## start Information provided

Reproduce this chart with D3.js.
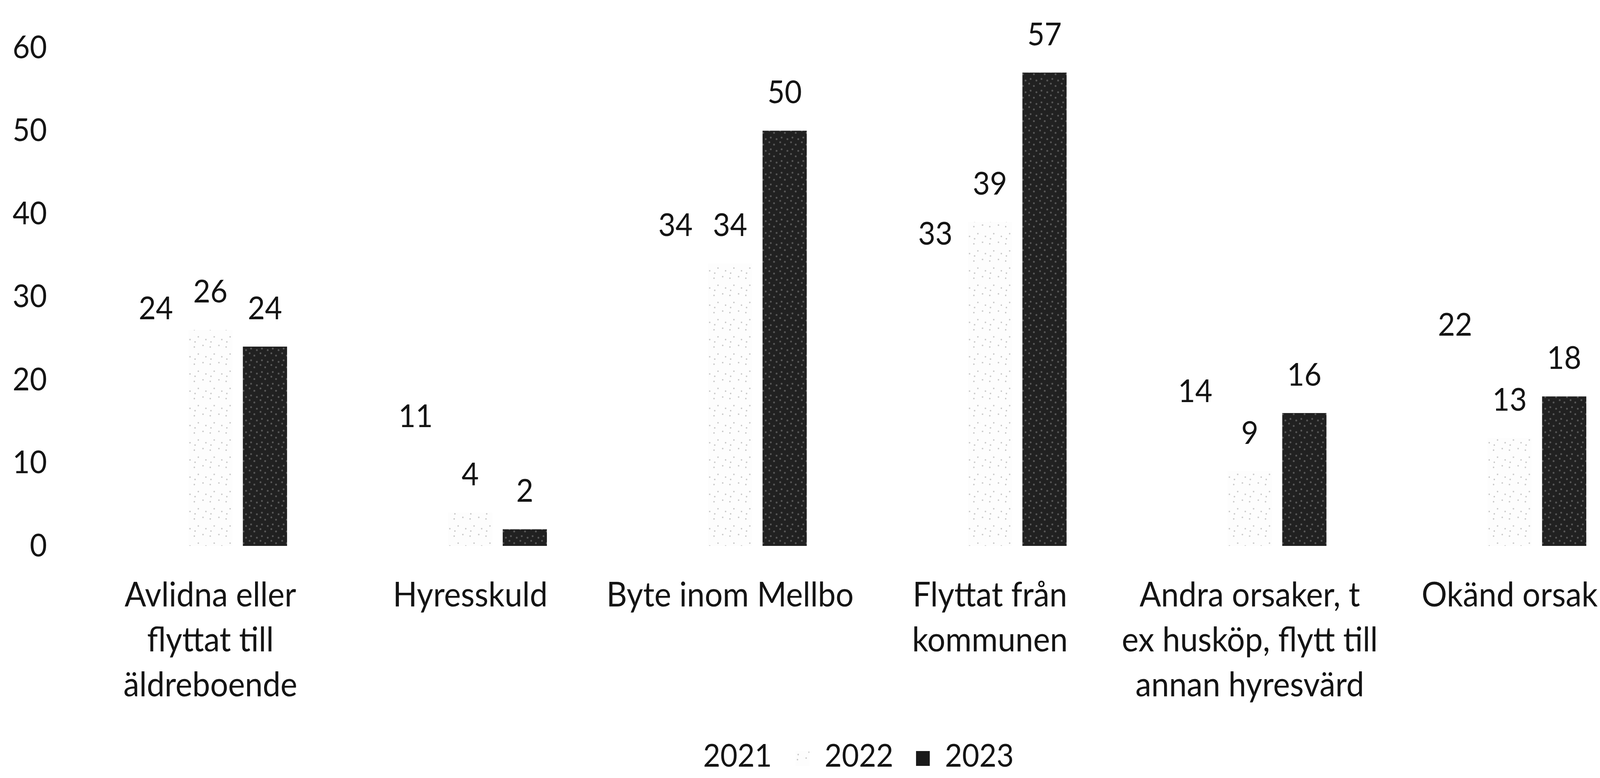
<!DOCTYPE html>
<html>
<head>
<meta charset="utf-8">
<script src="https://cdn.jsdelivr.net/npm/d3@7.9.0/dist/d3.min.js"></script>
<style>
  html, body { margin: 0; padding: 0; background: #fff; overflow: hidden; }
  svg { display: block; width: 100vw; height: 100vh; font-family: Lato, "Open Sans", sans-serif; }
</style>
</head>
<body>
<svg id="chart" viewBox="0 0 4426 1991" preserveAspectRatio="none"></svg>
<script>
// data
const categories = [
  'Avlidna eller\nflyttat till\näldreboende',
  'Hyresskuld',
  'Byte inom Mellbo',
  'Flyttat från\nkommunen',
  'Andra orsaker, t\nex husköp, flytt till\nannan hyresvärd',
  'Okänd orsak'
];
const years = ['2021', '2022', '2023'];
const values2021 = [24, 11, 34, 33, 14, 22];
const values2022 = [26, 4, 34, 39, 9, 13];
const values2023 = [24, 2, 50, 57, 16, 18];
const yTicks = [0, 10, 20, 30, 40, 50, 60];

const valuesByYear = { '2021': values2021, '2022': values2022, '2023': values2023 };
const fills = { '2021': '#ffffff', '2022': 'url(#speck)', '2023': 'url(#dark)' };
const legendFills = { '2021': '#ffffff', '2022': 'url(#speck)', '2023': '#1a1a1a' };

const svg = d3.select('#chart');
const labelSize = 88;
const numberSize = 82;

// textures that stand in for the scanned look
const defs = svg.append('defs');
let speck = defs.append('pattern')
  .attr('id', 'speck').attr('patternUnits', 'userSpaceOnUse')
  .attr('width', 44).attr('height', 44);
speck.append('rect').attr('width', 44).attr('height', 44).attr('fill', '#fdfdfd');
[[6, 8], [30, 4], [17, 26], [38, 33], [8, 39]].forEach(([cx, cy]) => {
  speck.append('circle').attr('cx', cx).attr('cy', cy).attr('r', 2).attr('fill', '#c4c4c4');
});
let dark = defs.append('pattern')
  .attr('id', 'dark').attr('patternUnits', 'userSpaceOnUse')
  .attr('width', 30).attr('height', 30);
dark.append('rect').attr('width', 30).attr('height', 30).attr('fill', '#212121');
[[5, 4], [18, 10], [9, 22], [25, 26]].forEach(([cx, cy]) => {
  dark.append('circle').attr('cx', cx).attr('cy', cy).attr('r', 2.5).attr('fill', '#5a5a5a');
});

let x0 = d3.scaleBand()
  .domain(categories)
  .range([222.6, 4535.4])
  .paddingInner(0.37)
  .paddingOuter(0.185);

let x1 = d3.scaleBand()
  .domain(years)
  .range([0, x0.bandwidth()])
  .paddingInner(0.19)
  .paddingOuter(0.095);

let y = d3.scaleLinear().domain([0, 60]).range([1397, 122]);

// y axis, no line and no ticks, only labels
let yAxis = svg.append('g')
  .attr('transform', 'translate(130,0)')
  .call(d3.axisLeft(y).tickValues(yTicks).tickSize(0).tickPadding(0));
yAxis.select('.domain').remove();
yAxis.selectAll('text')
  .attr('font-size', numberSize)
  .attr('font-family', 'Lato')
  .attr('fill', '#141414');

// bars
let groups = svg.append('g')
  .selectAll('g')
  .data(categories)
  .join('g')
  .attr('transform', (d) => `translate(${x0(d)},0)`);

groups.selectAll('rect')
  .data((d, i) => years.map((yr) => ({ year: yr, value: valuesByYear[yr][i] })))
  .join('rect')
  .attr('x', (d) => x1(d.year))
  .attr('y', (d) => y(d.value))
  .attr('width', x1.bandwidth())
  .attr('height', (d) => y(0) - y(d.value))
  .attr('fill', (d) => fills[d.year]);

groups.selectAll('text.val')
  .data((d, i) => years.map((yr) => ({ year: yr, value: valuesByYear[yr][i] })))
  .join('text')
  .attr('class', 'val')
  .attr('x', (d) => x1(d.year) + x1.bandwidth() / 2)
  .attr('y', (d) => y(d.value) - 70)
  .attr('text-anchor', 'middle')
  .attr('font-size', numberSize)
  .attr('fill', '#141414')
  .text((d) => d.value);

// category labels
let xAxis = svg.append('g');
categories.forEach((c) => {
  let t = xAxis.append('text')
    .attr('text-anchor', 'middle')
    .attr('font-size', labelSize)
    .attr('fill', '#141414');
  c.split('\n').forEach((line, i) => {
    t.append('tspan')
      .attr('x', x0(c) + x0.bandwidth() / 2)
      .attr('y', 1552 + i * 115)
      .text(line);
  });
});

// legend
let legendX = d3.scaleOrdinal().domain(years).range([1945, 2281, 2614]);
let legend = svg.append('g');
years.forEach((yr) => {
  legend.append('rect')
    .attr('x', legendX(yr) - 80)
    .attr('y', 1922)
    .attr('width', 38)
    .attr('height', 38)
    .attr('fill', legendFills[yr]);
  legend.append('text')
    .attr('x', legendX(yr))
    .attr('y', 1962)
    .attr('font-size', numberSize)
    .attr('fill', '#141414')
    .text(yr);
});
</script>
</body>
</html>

## end Information provided

* [Exercise description]: Copy the whole listing above word for word but do not carry over the pictures.

* [Output for this exercise]:
Reproduce this chart with D3.js.
<!DOCTYPE html>
<html>
<head>
<meta charset="utf-8">
<script src="https://cdn.jsdelivr.net/npm/d3@7.9.0/dist/d3.min.js"></script>
<style>
  html, body { margin: 0; padding: 0; background: #fff; overflow: hidden; }
  svg { display: block; width: 100vw; height: 100vh; font-family: Lato, "Open Sans", sans-serif; }
</style>
</head>
<body>
<svg id="chart" viewBox="0 0 4426 1991" preserveAspectRatio="none"></svg>
<script>
// data
const categories = [
  'Avlidna eller\nflyttat till\näldreboende',
  'Hyresskuld',
  'Byte inom Mellbo',
  'Flyttat från\nkommunen',
  'Andra orsaker, t\nex husköp, flytt till\nannan hyresvärd',
  'Okänd orsak'
];
const years = ['2021', '2022', '2023'];
const values2021 = [24, 11, 34, 33, 14, 22];
const values2022 = [26, 4, 34, 39, 9, 13];
const values2023 = [24, 2, 50, 57, 16, 18];
const yTicks = [0, 10, 20, 30, 40, 50, 60];

const valuesByYear = { '2021': values2021, '2022': values2022, '2023': values2023 };
const fills = { '2021': '#ffffff', '2022': 'url(#speck)', '2023': 'url(#dark)' };
const legendFills = { '2021': '#ffffff', '2022': 'url(#speck)', '2023': '#1a1a1a' };

const svg = d3.select('#chart');
const labelSize = 88;
const numberSize = 82;

// textures that stand in for the scanned look
const defs = svg.append('defs');
let speck = defs.append('pattern')
  .attr('id', 'speck').attr('patternUnits', 'userSpaceOnUse')
  .attr('width', 44).attr('height', 44);
speck.append('rect').attr('width', 44).attr('height', 44).attr('fill', '#fdfdfd');
[[6, 8], [30, 4], [17, 26], [38, 33], [8, 39]].forEach(([cx, cy]) => {
  speck.append('circle').attr('cx', cx).attr('cy', cy).attr('r', 2).attr('fill', '#c4c4c4');
});
let dark = defs.append('pattern')
  .attr('id', 'dark').attr('patternUnits', 'userSpaceOnUse')
  .attr('width', 30).attr('height', 30);
dark.append('rect').attr('width', 30).attr('height', 30).attr('fill', '#212121');
[[5, 4], [18, 10], [9, 22], [25, 26]].forEach(([cx, cy]) => {
  dark.append('circle').attr('cx', cx).attr('cy', cy).attr('r', 2.5).attr('fill', '#5a5a5a');
});

let x0 = d3.scaleBand()
  .domain(categories)
  .range([222.6, 4535.4])
  .paddingInner(0.37)
  .paddingOuter(0.185);

let x1 = d3.scaleBand()
  .domain(years)
  .range([0, x0.bandwidth()])
  .paddingInner(0.19)
  .paddingOuter(0.095);

let y = d3.scaleLinear().domain([0, 60]).range([1397, 122]);

// y axis, no line and no ticks, only labels
let yAxis = svg.append('g')
  .attr('transform', 'translate(130,0)')
  .call(d3.axisLeft(y).tickValues(yTicks).tickSize(0).tickPadding(0));
yAxis.select('.domain').remove();
yAxis.selectAll('text')
  .attr('font-size', numberSize)
  .attr('font-family', 'Lato')
  .attr('fill', '#141414');

// bars
let groups = svg.append('g')
  .selectAll('g')
  .data(categories)
  .join('g')
  .attr('transform', (d) => `translate(${x0(d)},0)`);

groups.selectAll('rect')
  .data((d, i) => years.map((yr) => ({ year: yr, value: valuesByYear[yr][i] })))
  .join('rect')
  .attr('x', (d) => x1(d.year))
  .attr('y', (d) => y(d.value))
  .attr('width', x1.bandwidth())
  .attr('height', (d) => y(0) - y(d.value))
  .attr('fill', (d) => fills[d.year]);

groups.selectAll('text.val')
  .data((d, i) => years.map((yr) => ({ year: yr, value: valuesByYear[yr][i] })))
  .join('text')
  .attr('class', 'val')
  .attr('x', (d) => x1(d.year) + x1.bandwidth() / 2)
  .attr('y', (d) => y(d.value) - 70)
  .attr('text-anchor', 'middle')
  .attr('font-size', numberSize)
  .attr('fill', '#141414')
  .text((d) => d.value);

// category labels
let xAxis = svg.append('g');
categories.forEach((c) => {
  let t = xAxis.append('text')
    .attr('text-anchor', 'middle')
    .attr('font-size', labelSize)
    .attr('fill', '#141414');
  c.split('\n').forEach((line, i) => {
    t.append('tspan')
      .attr('x', x0(c) + x0.bandwidth() / 2)
      .attr('y', 1552 + i * 115)
      .text(line);
  });
});

// legend
let legendX = d3.scaleOrdinal().domain(years).range([1945, 2281, 2614]);
let legend = svg.append('g');
years.forEach((yr) => {
  legend.append('rect')
    .attr('x', legendX(yr) - 80)
    .attr('y', 1922)
    .attr('width', 38)
    .attr('height', 38)
    .attr('fill', legendFills[yr]);
  legend.append('text')
    .attr('x', legendX(yr))
    .attr('y', 1962)
    .attr('font-size', numberSize)
    .attr('fill', '#141414')
    .text(yr);
});
</script>
</body>
</html>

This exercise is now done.